Budget factors you can control
- Total square footage: Larger walls cost more, but cost per square foot may drop.
- Design complexity: Logos, gradients, and 3D textures add labor.
- Access: Stairs, tight elevators, and after-hours installs can raise costs.
- Acoustic build: Upgraded backing and thicker assemblies cost more but help with noise reduction.
How to test the impact before you commit
If you want proof, do a simple before-and-after check:
- Use the same room, same furniture layout, and same meeting style.
- Record a 30-second voice sample from the same spot before and after.
- Note echo, clarity, and how hard it feels to listen.
This won’t replace professional acoustic testing, but it will tell you if the space feels better. If you need more rigorous help, consider a local acoustics consultant or an AV integrator who understands room tuning. For a practical overview of treating rooms for speech, Soundproofing Company’s acoustics basics explains key terms without turning it into a physics class.
Common mistakes to avoid
- Buying a moss wall for “air purification” and skipping ventilation fixes.
- Installing it on the wrong wall, where it looks good but does little for echo.
- Choosing a thin decorative panel when you really need acoustic backing.
- Placing it in direct sun and getting uneven fading.
- Letting cleaners spray it with harsh products.
Where to start
If you want an office moss wall for noise reduction and air quality support, start with your problem room, not your lobby. Pick one space where echo hurts calls or where the office feels sharp and tiring.
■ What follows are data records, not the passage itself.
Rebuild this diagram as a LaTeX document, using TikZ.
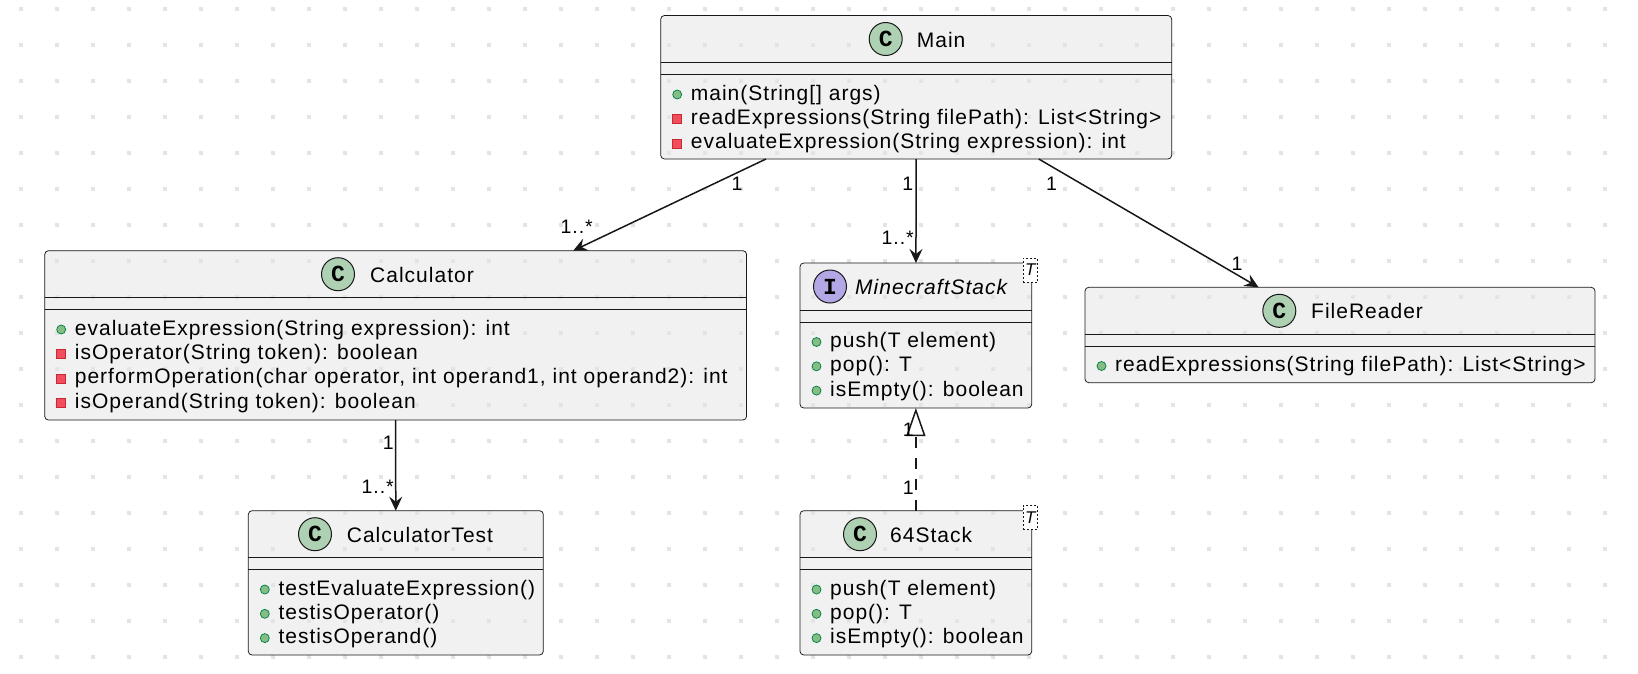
\documentclass[tikz,border=0pt]{standalone}
\usepackage{fontspec}
\setmainfont{Liberation Sans}[LetterSpace=4.8]
\newfontfamily\circfont{Liberation Mono Bold}
\usetikzlibrary{arrows.meta,calc}
\definecolor{boxfill}{HTML}{F1F1F1}
\definecolor{edge}{HTML}{181818}
\definecolor{pubf}{HTML}{84BE84}
\definecolor{pubd}{HTML}{038048}
\definecolor{privf}{HTML}{F24D5C}
\definecolor{privd}{HTML}{C82930}
\definecolor{cgreen}{HTML}{ADD1B2}
\definecolor{ipurple}{HTML}{B4A7E5}
\definecolor{griddot}{HTML}{E4E4E4}
\pgfdeclarelayer{bg}
\pgfdeclarelayer{dots}
\pgfsetlayers{bg,dots,main}
\tikzset{
  classbox/.style={draw=edge, line width=0.75pt, rounded corners=3.75pt, inner sep=0pt, outer sep=0pt, anchor=north west},
  member/.style={inner sep=0pt, anchor=base west, font=\fontsize{21}{24}\selectfont},
  titletext/.style={inner sep=0pt, anchor=base west, font=\fontsize{21}{24}\selectfont},
  lbl/.style={inner sep=0pt, font=\fontsize{19.5}{21}\selectfont},
  assoc/.style={draw=edge, line width=1.5pt, -{Stealth[length=14pt,width=13pt,inset=5pt]}},
  realize/.style={draw=edge, line width=1.5pt, dash pattern=on 10.5pt off 10.5pt, -{Triangle[open,length=28pt,width=19pt,line width=1.5pt]}},
  sepline/.style={draw=edge, line width=0.75pt},
  badge/.style={circle, draw=edge, line width=1pt, minimum size=33pt, inner sep=0pt, font=\circfont\fontsize{23}{23}\selectfont},
  tparam/.style={draw=edge, dash pattern=on 2pt off 2pt, fill=white, line width=0.75pt, minimum width=14.7pt, minimum height=24pt, inner sep=0pt, font=\itshape\fontsize{17}{17}\selectfont},
}
\newcommand\pubrow[4]{%
  \filldraw[fill=pubf, draw=pubd, line width=0.75pt] (#2+16.5,#3-5.5) circle (4.5pt);
  \node[member] (#1) at (#2+30,#3) {#4};}
\newcommand\privrow[4]{%
  \filldraw[fill=privf, draw=privd, line width=0.75pt] (#2+12,#3-9.5) rectangle ++(9,9);
  \node[member] (#1) at (#2+30,#3) {#4};}
\newcommand\classseps[1]{%
  \draw[sepline] ($(#1.north west)+(0,47)$) -- ($(#1.north east)+(0,47)$);
  \draw[sepline] ($(#1.north west)+(0,59)$) -- ($(#1.north east)+(0,59)$);}
\begin{document}
\begin{tikzpicture}[x=1pt,y=-1pt]
\useasboundingbox (0,0) rectangle (1638,673);
\begin{pgfonlayer}{bg}
  \fill[white] (0,0) rectangle (1638,673);
\end{pgfonlayer}
\begin{pgfonlayer}{dots}
  \foreach \i in {0,...,44} {
    \foreach \j in {0,...,18} {
      \fill[griddot] (19+36*\i,7+36*\j) rectangle ++(4,4);
    }
  }
\end{pgfonlayer}

% class boxes
\node[classbox, minimum width=511pt, minimum height=143.5pt] (main) at (660.7,15.5) {};
\node[classbox, minimum width=701.9pt, minimum height=169.3pt] (calc) at (44.7,250.7) {};
\node[classbox, minimum width=231.7pt, minimum height=145pt] (mstack) at (800,263) {};
\node[classbox, minimum width=510pt, minimum height=95.4pt] (freader) at (1085,287.3) {};
\node[classbox, minimum width=295pt, minimum height=144.3pt] (ctest) at (248.3,510.7) {};
\node[classbox, minimum width=231.7pt, minimum height=144.3pt] (stack64) at (800,510.7) {};

\begin{pgfonlayer}{bg}
  \foreach \n in {main,calc,mstack,freader,ctest,stack64} {
    \fill[boxfill, rounded corners=3.75pt] (\n.north west) rectangle (\n.south east);
  }
\end{pgfonlayer}

\classseps{main}
\classseps{calc}
\classseps{mstack}
\classseps{freader}
\classseps{ctest}
\classseps{stack64}

% headers
\node[badge, fill=cgreen] (mainb) at (885.7,39) {C};
\node[titletext] (maint) at (916.7,47) {Main};
\node[badge, fill=cgreen] (calcb) at (338,274.2) {C};
\node[titletext] (calct) at (370,282.2) {Calculator};
\node[badge, fill=ipurple] (mstackb) at (830,286.5) {I};
\node[titletext, font=\itshape\fontsize{21}{24}\selectfont] (mstackt) at (855,294.5) {MinecraftStack};
\node[tparam] (mstackp) at (1030.3,270) {T};
\node[badge, fill=cgreen] (freaderb) at (1279.3,310.8) {C};
\node[titletext] (freadert) at (1311,318.8) {FileReader};
\node[badge, fill=cgreen] (ctestb) at (315,534.2) {C};
\node[titletext] (ctestt) at (346.7,542.2) {CalculatorTest};
\node[badge, fill=cgreen] (stack64b) at (860,534.2) {C};
\node[titletext] (stack64t) at (890,542.2) {64Stack};
\node[tparam] (stack64p) at (1030.3,517.7) {T};

% members
\pubrow{m1}{660.7}{100}{main(String[] args)}
\privrow{m2}{660.7}{124.3}{readExpressions(String filePath): List<String>}
\privrow{m3}{660.7}{148.6}{evaluateExpression(String expression): int}

\pubrow{c1}{44.7}{335}{evaluateExpression(String expression): int}
\privrow{c2}{44.7}{359.3}{isOperator(String token): boolean}
\privrow{c3}{44.7}{383.6}{performOperation(char operator, int operand1, int operand2): int}
\privrow{c4}{44.7}{408}{isOperand(String token): boolean}

\pubrow{s1}{800}{347.5}{push(T element)}
\pubrow{s2}{800}{371.8}{pop(): T}
\pubrow{s3}{800}{396.1}{isEmpty(): boolean}

\pubrow{f1}{1085}{371.5}{readExpressions(String filePath): List<String>}

\pubrow{t1}{248.3}{595}{testEvaluateExpression()}
\pubrow{t2}{248.3}{619.3}{testisOperator()}
\pubrow{t3}{248.3}{643.6}{testisOperand()}

\pubrow{k1}{800}{595}{push(T element)}
\pubrow{k2}{800}{619.3}{pop(): T}
\pubrow{k3}{800}{643.6}{isEmpty(): boolean}

% connectors
\draw[assoc] (main) -- (calc);
\draw[assoc] (main) -- (mstack);
\draw[assoc] (main) -- (freader);
\draw[assoc] (calc) -- (ctest);
\draw[realize] (stack64) -- (mstack);

% multiplicities
\node[lbl, anchor=base west] (l1) at (731.5,190.5) {1};
\node[lbl, anchor=base west] (l2) at (560.5,233.3) {1..*};
\node[lbl, anchor=base east] (l3) at (913.5,190.7) {1};
\node[lbl, anchor=base east] (l4) at (914,244) {1..*};
\node[lbl, anchor=base west] (l5) at (1046,190) {1};
\node[lbl, anchor=base west] (l6) at (1231.5,270.7) {1};
\node[lbl, anchor=base east] (l7) at (394,449.3) {1};
\node[lbl, anchor=base east] (l8) at (394,493.3) {1..*};
\node[lbl, anchor=base east] (l9) at (914,436.7) {1};
\node[lbl, anchor=base east] (l10) at (914,494) {1};
\end{tikzpicture}
\end{document}
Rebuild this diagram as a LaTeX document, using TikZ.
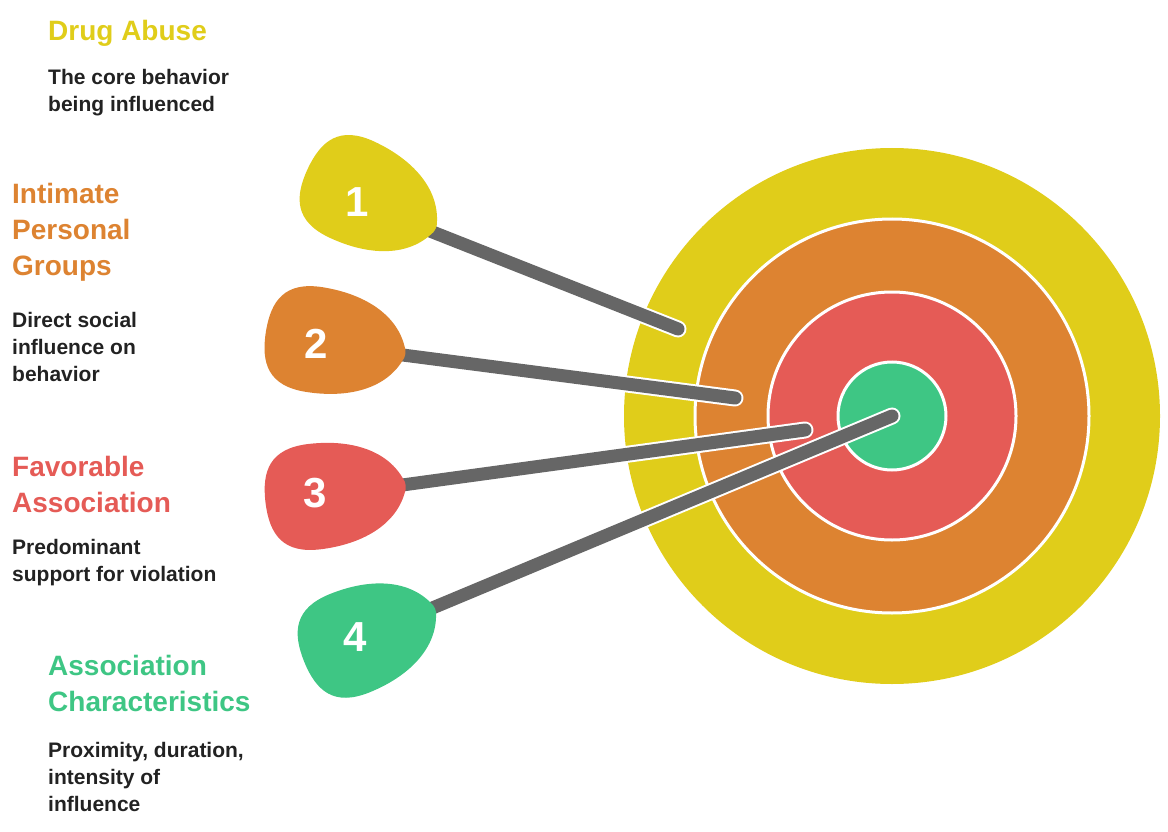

Take a few quick measurements (room size, wall materials, ceiling height), then talk to two or three vendors and ask for build details, not just photos.
Once you like the result in one area, scale it. Add a second wall near your busiest talk zone. Pair it with simple acoustic upgrades you can feel right away, like softer seating and better ceiling absorption. Over time you end up with an office that sounds calmer, feels more comfortable, and looks like someone actually designed it for the people who work there.